I’ve been playing with Bro a little bit. No, Bro is not my pet. I am talking about Bro the open source NIDS. So I was scared to death about the prospect of working with Bro, thanks to the hype surrounding its complexity. Another downer was the note on their Wiki page saying “NOTE: This wiki is out of date and no longer maintained”. So my last option was to use their latest workshop material. After going through the workshop, I still felt kind of lost. After remaining on a heavy dose of Bro for about eight days, today I finally feel like I’ve seen light of the day after a long stormy night. I thought I’ll share my understanding of the tool with you to make it easier for you (read: how cool am I ?).
To begin with, it is not so difficult after all. If you come from a programming background, you shouldn’t be worried at all. I’ll take you forward step by step. First, lets look at the basic architecture of Bro (the figure below is mine; it is based on the original figure on Bro’s website).
You have packets flowing in and out of your machine. You need a way to capture those packets for your own use. Bro does this by using libpcap. The nitty gritty details of how it captures network traffic don’t matter from user point-of-view. In some cases, you might not be interested in all the network traffic. Instead, you are interested only in traffic of certain kind, for example, HTTP. You can do this by (optionally) specifiying capture filters. Alternately, you can also set ‘rejection filters’ which essentially means: ‘I am interested in any traffic BUT this kind of traffic’. Basically, filtering enables you to relieve Bro of extra, unnecessary processing by capturing only meaningful network traffic; ‘meaningful’ being subject to user requirements.
Apart from hard-wired filters that indiscriminately apply to all traffic, there can also be some tell-tale signs that indicate ‘fishiness’. This logic is built into analyzers which look for anomalies and known bad-behavior in different protocols. It doesn’t have to be related to protocols necessarily. For example, multiple login failures can hint at breaking into a computer via brute force. In a nutshell, fishy behavior is observed using analyzers. The output of an analyzer is one or more events. An event simply announces to a subscribing module that something has happened. It’s just like telling your secretary to give you a call if she sees a man with black jacket in the lobby. So, the criteria ‘man in the black jacket’ is defined in the analyzer, which is your secretary’s memory in this case. The event is secretary’s call informing you that she has indeed witnessed a man with a black jacket. You are the subscribing module. In Bro’s case, the subscribing module will reside in Scriptland as we’ll see..
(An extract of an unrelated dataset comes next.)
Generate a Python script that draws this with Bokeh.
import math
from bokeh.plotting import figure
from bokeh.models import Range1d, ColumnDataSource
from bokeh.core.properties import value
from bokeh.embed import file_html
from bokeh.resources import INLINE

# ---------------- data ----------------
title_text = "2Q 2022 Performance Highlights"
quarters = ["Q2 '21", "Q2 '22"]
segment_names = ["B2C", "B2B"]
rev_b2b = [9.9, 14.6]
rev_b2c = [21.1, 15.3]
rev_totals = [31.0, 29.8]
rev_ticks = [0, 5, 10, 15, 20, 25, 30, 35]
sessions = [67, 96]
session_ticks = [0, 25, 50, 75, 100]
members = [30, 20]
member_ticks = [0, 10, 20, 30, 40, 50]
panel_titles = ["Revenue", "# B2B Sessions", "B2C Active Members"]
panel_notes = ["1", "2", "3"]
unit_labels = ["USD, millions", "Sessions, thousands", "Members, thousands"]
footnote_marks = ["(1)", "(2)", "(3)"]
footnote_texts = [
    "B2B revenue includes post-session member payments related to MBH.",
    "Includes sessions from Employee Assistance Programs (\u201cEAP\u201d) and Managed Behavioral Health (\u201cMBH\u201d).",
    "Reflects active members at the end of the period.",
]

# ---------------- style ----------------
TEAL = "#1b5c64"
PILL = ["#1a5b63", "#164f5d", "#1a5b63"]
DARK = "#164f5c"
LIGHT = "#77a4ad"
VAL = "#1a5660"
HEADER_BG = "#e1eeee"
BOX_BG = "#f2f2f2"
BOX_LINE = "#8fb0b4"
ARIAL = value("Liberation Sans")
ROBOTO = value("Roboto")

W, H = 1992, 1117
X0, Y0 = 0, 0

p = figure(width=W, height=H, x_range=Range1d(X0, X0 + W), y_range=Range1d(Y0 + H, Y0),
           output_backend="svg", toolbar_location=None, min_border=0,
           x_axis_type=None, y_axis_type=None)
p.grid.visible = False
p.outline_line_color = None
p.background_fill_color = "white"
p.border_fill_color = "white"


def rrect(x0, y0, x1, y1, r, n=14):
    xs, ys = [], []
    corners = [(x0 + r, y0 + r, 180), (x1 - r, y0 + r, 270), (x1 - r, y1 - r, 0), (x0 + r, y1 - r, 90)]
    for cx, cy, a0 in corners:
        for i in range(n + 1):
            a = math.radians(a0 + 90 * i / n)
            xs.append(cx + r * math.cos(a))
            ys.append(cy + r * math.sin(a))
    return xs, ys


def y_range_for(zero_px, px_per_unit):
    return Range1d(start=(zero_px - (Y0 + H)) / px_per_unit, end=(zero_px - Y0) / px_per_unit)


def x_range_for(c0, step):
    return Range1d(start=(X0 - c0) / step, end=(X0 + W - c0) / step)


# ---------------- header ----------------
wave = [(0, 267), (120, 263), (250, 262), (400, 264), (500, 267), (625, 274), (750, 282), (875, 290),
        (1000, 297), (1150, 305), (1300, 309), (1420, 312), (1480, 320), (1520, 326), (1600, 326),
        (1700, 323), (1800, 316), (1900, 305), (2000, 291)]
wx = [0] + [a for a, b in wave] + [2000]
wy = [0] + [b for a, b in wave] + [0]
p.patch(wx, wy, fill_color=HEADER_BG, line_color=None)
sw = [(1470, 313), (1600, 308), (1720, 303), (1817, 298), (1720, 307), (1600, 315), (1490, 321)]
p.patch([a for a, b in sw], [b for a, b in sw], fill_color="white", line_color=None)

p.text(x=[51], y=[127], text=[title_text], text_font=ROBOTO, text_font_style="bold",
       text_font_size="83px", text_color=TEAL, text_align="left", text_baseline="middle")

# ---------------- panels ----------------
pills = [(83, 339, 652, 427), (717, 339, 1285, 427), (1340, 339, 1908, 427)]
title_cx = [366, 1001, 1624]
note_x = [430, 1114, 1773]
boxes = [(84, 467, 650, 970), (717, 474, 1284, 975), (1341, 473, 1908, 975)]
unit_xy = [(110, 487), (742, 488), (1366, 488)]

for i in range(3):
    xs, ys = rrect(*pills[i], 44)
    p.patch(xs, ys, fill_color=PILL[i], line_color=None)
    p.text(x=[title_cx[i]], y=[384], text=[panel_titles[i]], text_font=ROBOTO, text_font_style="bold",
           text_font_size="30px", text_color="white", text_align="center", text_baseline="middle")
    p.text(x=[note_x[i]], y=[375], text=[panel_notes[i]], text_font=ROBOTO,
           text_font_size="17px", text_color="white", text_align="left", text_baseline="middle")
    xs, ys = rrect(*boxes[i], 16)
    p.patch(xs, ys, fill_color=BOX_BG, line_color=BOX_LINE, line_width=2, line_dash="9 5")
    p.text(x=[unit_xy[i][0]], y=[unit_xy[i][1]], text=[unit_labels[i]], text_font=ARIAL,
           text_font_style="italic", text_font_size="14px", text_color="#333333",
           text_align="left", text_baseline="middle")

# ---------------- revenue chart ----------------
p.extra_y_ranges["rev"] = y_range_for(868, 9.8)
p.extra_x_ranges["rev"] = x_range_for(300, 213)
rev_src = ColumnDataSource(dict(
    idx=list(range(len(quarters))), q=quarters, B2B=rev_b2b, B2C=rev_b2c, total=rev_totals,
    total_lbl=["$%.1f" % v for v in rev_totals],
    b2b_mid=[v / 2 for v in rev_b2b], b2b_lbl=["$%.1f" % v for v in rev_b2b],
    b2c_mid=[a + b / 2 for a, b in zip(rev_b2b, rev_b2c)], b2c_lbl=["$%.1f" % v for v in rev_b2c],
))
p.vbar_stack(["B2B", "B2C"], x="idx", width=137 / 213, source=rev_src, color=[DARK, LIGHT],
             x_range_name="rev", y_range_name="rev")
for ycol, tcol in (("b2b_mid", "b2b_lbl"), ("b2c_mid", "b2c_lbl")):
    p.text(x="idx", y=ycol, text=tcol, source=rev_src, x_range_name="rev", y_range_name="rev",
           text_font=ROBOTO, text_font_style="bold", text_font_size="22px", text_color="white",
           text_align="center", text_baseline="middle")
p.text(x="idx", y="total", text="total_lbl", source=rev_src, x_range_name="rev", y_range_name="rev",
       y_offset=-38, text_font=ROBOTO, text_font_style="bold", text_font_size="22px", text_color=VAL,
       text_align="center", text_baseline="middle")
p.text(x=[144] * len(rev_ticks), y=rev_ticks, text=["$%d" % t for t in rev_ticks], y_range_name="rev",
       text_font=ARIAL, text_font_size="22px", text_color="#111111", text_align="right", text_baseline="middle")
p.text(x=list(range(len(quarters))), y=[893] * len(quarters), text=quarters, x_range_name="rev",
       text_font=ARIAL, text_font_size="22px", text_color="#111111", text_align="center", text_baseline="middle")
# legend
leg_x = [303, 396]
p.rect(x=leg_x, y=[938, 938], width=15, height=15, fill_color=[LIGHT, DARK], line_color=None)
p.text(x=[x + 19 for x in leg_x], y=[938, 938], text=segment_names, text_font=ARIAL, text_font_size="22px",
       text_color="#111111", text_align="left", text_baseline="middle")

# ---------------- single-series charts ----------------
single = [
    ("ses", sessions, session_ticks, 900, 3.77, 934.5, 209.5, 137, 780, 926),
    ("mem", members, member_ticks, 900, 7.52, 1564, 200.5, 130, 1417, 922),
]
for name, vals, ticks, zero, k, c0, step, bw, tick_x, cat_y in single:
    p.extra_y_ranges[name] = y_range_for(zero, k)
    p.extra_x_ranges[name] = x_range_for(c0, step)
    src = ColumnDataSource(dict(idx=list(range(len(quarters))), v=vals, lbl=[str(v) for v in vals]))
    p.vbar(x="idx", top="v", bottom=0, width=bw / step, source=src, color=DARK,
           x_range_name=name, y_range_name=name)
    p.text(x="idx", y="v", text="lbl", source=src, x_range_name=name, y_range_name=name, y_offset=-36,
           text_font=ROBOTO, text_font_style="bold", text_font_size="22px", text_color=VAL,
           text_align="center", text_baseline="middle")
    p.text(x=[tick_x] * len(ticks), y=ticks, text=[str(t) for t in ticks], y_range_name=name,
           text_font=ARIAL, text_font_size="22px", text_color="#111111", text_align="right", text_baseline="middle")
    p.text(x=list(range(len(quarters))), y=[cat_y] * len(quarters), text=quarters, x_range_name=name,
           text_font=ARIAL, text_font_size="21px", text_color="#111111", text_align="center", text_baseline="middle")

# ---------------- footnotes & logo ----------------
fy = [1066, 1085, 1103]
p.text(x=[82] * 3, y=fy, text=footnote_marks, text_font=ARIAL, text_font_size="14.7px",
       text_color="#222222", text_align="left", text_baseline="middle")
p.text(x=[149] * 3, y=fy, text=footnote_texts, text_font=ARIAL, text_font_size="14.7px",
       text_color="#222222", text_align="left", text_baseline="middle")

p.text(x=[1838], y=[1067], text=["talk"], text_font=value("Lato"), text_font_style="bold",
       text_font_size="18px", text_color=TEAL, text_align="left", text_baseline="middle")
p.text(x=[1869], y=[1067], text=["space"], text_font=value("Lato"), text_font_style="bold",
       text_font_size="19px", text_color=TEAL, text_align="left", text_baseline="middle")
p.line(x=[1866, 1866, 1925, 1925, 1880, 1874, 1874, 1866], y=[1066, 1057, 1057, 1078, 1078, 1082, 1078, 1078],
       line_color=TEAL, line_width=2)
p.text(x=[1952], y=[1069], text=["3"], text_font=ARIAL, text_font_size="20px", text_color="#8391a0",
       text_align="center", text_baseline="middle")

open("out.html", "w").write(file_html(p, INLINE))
If you are merely using Bro, you won’t be required to do anything here. You belong in Scriptland. However, if you are a developer meaning to extend the functionality of Bro, you may tweak existing analyzers or write new ones.
Most users of Bro will find themselves messing around in Scriptland. Bro has a custom language which they call ‘policy scripting language’. By default, Bro is neutral. That is to say, Bro does not impose its own ideas of ‘abnormality in network traffic’ on its users. Instead, users are expected to define abnormality according to their situation. For example, one network administrator might say ‘Alert me if a spam email originates from my network’. Another might say ‘I am kind of lazy. Just let me know when there are a hundred spam emails from my network’. So users have the flexibility to specify what is interesting information to them. This is great. I repeat, this is GREAT. Most state-of-the-art tools lack this level of flexibility.
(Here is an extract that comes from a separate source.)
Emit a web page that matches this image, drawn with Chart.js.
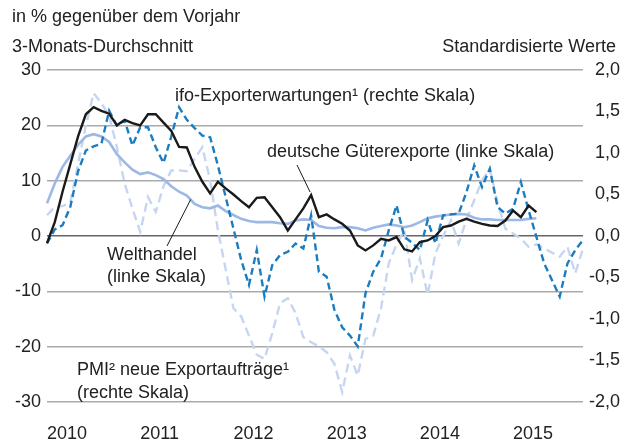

Most of the scripts in Scriptland merely handle events generated by the Analyzer/Event Engine. For example, Event Engine might tell you that it saw a failed http connection. In Scriptland, you’ll increment the value of a global variable, say, n_failed_conn. Within the next 30 minutes, your script in Scriptland receives about five hundred similar events and obviously, n_failed_conn=500, so by setting up a simple condition, you can do any of the following actions:
Write to a disk (e.g. Between the interval x-y I saw 500 failed http conn originating from w.x.y.z )
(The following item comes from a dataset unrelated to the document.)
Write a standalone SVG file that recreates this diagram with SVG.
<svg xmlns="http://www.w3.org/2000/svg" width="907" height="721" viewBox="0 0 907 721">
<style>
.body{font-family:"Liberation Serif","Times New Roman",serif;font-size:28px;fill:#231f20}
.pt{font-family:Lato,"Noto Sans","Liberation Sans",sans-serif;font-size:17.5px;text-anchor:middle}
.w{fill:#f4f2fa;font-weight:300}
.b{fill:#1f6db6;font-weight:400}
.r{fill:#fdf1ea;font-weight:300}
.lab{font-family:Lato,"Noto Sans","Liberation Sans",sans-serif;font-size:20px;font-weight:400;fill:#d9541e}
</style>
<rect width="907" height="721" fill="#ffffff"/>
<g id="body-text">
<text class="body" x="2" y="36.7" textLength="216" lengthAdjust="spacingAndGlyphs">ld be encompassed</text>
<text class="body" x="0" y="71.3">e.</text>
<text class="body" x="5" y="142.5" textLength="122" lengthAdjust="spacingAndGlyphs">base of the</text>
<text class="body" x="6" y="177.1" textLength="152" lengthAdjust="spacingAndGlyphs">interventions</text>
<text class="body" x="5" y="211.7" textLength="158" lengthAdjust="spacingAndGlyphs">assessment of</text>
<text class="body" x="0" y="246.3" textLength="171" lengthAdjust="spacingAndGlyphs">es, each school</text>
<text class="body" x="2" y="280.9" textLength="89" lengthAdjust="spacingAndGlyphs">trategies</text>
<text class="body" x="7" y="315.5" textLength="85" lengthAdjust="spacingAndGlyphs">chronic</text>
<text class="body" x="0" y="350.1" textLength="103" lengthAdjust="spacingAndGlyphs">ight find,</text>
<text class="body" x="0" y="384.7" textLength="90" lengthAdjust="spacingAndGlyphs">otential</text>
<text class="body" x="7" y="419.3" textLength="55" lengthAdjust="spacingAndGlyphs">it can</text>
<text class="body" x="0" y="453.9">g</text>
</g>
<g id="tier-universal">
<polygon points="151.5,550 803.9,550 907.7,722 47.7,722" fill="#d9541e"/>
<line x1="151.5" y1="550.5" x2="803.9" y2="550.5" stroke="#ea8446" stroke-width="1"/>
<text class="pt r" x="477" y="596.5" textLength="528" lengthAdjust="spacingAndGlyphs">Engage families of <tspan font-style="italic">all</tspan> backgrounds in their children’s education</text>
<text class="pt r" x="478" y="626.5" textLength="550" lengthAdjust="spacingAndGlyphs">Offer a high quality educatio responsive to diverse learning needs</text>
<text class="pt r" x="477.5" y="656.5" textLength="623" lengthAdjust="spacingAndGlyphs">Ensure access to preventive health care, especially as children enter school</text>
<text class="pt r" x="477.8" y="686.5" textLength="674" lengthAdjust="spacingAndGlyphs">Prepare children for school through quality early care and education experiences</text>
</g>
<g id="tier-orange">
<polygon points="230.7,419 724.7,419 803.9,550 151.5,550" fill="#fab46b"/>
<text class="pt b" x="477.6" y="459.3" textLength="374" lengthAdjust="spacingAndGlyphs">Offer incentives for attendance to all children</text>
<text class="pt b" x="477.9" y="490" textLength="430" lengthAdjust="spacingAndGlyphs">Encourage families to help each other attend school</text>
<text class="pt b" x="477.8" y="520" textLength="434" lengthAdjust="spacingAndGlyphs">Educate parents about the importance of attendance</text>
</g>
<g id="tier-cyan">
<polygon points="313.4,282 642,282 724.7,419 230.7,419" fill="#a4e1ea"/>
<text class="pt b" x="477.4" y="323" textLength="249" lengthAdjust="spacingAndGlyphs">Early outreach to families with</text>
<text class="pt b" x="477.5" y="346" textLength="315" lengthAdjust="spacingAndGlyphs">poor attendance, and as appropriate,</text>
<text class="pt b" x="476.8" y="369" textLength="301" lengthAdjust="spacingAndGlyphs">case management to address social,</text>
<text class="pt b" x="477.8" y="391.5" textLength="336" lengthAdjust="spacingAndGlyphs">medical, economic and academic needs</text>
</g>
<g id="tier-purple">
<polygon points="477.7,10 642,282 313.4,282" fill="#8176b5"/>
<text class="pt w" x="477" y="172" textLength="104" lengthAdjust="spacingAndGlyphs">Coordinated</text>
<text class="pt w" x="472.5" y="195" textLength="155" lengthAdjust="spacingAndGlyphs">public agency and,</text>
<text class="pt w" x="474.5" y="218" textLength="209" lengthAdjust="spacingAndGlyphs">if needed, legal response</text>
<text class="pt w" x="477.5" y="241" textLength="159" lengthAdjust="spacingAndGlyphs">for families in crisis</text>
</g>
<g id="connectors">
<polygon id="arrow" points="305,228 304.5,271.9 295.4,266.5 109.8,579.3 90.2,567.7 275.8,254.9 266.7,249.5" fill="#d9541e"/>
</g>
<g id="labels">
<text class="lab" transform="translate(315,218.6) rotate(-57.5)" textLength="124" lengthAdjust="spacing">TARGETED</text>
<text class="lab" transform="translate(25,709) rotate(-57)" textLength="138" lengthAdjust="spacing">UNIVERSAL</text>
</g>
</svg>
Update or maintain some global state data. We already did that with n_failed_conn when it received failed HTTP connection events while it was < 500.
Generate alarms for syslog. This is particularly useful for network forensics.
Call another function e.g. print the ip address of the responsible host
Generate another event.
Invoke shell commands to block flows, or pass information to routers to update their acl etc.
This is enough for now. More, later.